(Irda issued a circular...)
Your car insurance premium for third-party liability coverage is set to rise 20% from April 1. The Insurance Regulatory and Development Authority (Irda) issued a circular last week spelling out the quantum of hike applicable to private cars, two-wheelers and commercial vehicles for the financial year 2014-15. The premium for your third-party liability cover, which is mandated by law for all vehicles, will go up when you renew your policy this financial year. The thirdparty insurance premium tariff is fixed by the insurance regulator every year. The hike for private cars was in the region of 20% last year as well.
Insurers and industry watchers feel the impact of increase in premium will be nominal for car owners. "For private cars, the share of third-party component in the overall premium is quite small at 15%. So, the overall increase in premium will be just 1-2%," says Sanjay Datta, chief of underwriting and claims, ICICI Lombard General Insurance. If you own a car with engine capacity of less than 1000cc, your third-party premium will amount to Rs 1,129, up by Rs 188 compared to last year.

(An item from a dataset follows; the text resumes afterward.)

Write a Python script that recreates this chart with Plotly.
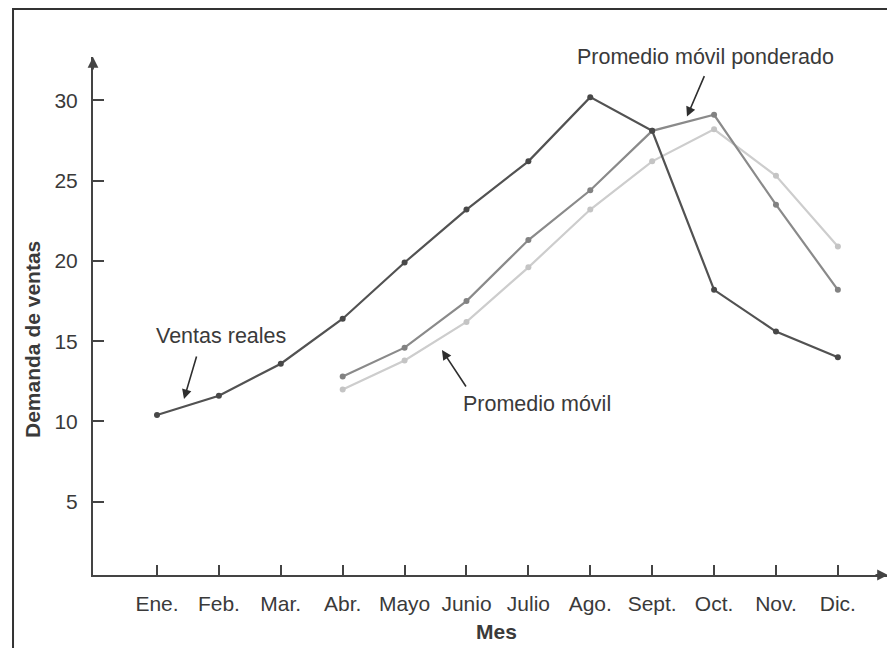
import plotly.graph_objects as go

meses = ["Ene.", "Feb.", "Mar.", "Abr.", "Mayo", "Junio", "Julio", "Ago.", "Sept.", "Oct.", "Nov.", "Dic."]
ventas_reales = [10.4, 11.6, 13.6, 16.4, 19.9, 23.2, 26.2, 30.2, 28.1, 18.2, 15.6, 14.0]
promedio_movil = [None, None, None, 12.0, 13.8, 16.2, 19.6, 23.2, 26.2, 28.2, 25.3, 20.9]
promedio_ponderado = [None, None, None, 12.8, 14.6, 17.5, 21.3, 24.4, 28.1, 29.1, 23.5, 18.2]
y_ticks = [5, 10, 15, 20, 25, 30]

x_idx = list(range(len(meses)))
FONT = "Liberation Sans, Arial, sans-serif"
TXT = "#3a3a3a"
FS = 21
FA = 21.5

fig = go.Figure()
fig.add_trace(go.Scatter(x=x_idx, y=promedio_movil, mode="lines+markers",
                         line=dict(color="#cdcdcd", width=2.2),
                         marker=dict(color="#c4c4c4", size=6), showlegend=False))
fig.add_trace(go.Scatter(x=x_idx, y=promedio_ponderado, mode="lines+markers",
                         line=dict(color="#8a8a8a", width=2.2),
                         marker=dict(color="#828282", size=6), showlegend=False))
fig.add_trace(go.Scatter(x=x_idx, y=ventas_reales, mode="lines+markers",
                         line=dict(color="#525252", width=2.2),
                         marker=dict(color="#484848", size=6), showlegend=False))

annotations = [
    # text labels
    dict(x=1.03, y=15.33, text="Ventas reales", showarrow=False, xanchor="center", yanchor="middle",
         font=dict(size=FA, color=TXT, family=FONT)),
    dict(x=6.14, y=11.09, text="Promedio móvil", showarrow=False, xanchor="center", yanchor="middle",
         font=dict(size=FA, color=TXT, family=FONT)),
    dict(xref="paper", yref="paper", x=0.770, y=1.0, xanchor="center", yanchor="middle",
         text="Promedio móvil ponderado", showarrow=False, font=dict(size=FA, color=TXT, family=FONT)),
    # arrows
    dict(x=0.436, y=11.40, ax=13, ay=-44, text="", showarrow=True, arrowhead=2, arrowsize=1.2, arrowwidth=1.6, arrowcolor="#2e2e2e"),
    dict(x=4.604, y=14.45, ax=25, ay=38, text="", showarrow=True, arrowhead=2, arrowsize=1.2, arrowwidth=1.6, arrowcolor="#2e2e2e"),
    dict(x=8.562, y=28.99, ax=18, ay=-42, text="", showarrow=True, arrowhead=2, arrowsize=1.2, arrowwidth=1.6, arrowcolor="#2e2e2e"),
    # axis titles
    dict(xref="paper", yref="paper", x=-0.0755, y=0.4556, xanchor="center", yanchor="middle",
         text="<b>Demanda de ventas</b>", textangle=-90,
         showarrow=False, font=dict(size=FS, color=TXT, family=FONT)),
    dict(xref="paper", yref="paper", x=0.508, y=-0.110, xanchor="center", yanchor="middle",
         text="<b>Mes</b>", showarrow=False, font=dict(size=FS, color=TXT, family=FONT)),
    # axis arrowheads
    dict(xref="paper", yref="paper", x=1.0, y=0.0, ax=-14, ay=0, text="", showarrow=True,
         arrowhead=2, arrowsize=1.2, arrowwidth=1.8, arrowcolor="#444444"),
    dict(xref="paper", yref="paper", x=0.0, y=1.0, ax=0, ay=14, text="", showarrow=True,
         arrowhead=2, arrowsize=1.2, arrowwidth=1.8, arrowcolor="#444444"),
]

fig.update_layout(
    width=895, height=648,
    margin=dict(l=85, r=15, t=49, b=81, autoexpand=False),
    paper_bgcolor="white", plot_bgcolor="white",
    annotations=annotations,
    shapes=[dict(type="rect", xref="paper", yref="paper",
                 x0=-0.1006, x1=1.03, y0=-0.18, y1=1.0927,
                 line=dict(color="#333333", width=2), layer="above")],
    font=dict(family=FONT, color=TXT, size=FS),
)
fig.update_xaxes(range=[-1.034, 11.81], tickmode="array", tickvals=x_idx, ticktext=meses,
                 showgrid=False, zeroline=False, showline=True, linecolor="#444444", linewidth=2,
                 ticks="inside", ticklen=10, tickwidth=1.5, tickcolor="#444444", automargin=False,
                 ticklabelstandoff=9, tickfont=dict(size=FS, color=TXT, family=FONT))
fig.update_yaxes(range=[0.44, 32.7], tickmode="array", tickvals=y_ticks,
                 showgrid=False, zeroline=False, showline=True, linecolor="#444444", linewidth=2,
                 ticks="inside", ticklen=11, tickwidth=1.5, tickcolor="#444444", automargin=False,
                 ticklabelstandoff=9, tickfont=dict(size=FS, color=TXT, family=FONT))

fig.write_html("out.html")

Similarly, for cars with an engine capacity between 1000cc and 1500cc, the premium increase will be Rs 222. For cars with engine capacity exceeding 1500cc, the third-party premium will go up by Rs685 to Rs4,109 this year. "The maximum increase for private car owners will be close to Rs700. An increase of a few hundred rupees, in absolute terms, should not worry policyholders," says Deepak Yohannan, CEO of insurance aggregator portal myinsuranceclub.com.
Your comprehensive motor insurance policy is essentially made up of two parts - own damage component and third-party cover. The latter comes into the picture when an individual - who has sustained injuries or whose property has suffered damage in accidents caused by the policyholder's vehicle - has to be compensated. The reimbursement payable in case of injury or death is determined by the Motor Claims Accident Tribunal. Liability due to damage caused to property is restricted to Rs7.5 lakh.
Now, you can neither control the third-party premium, nor avoid buying it. So, if you feel the spike in premium will pinch your pocket, you will have to focus on the own damage component of the policy.
Own damage component covers expenses policyholders incur on getting your car repaired in case of a collision or an accident. Since this does not involve any 'third-party', and is meant for your own consumption, the premiums depend on the insurer's pricing structure, your driving behaviour and the add-ons you may have chosen.
At your end, you can take measures to reduce the own damage premium. "For instance, you can opt for voluntary deductibles that result in direct discounts in your premium; and not buying add-ons like (zero depreciation cover and engine protection cover) will reduce the premium, but these are not recommended. After all, the idea of buying comprehensive insurance is to adequately protect your vehicle," says Madhukar Sinha, national head - personal lines, Tata-AIG General.
You can also opt for voluntary deductibles - the initial expenses that you have to bear before the insurer steps in - ranging from Rs1,000 toRs25,000, which could entitle you to discounts of 5-25%, depending on your insurer. "You can also let go of smaller claims of Rs5,000-10,000 to retain the no-claim bonus (20-50%), which can reduce your renewal premium," says Datta of ICICI Lombard.
Then, there are other options like installing an anti-theft device and declaring a lower Insured Declared Value, which is the market value of your car, in simple terms. "You can do so if you car is say over four-years-old and you are confident shouldering the burden of any claim, should it exceed this limit," says Yohannan.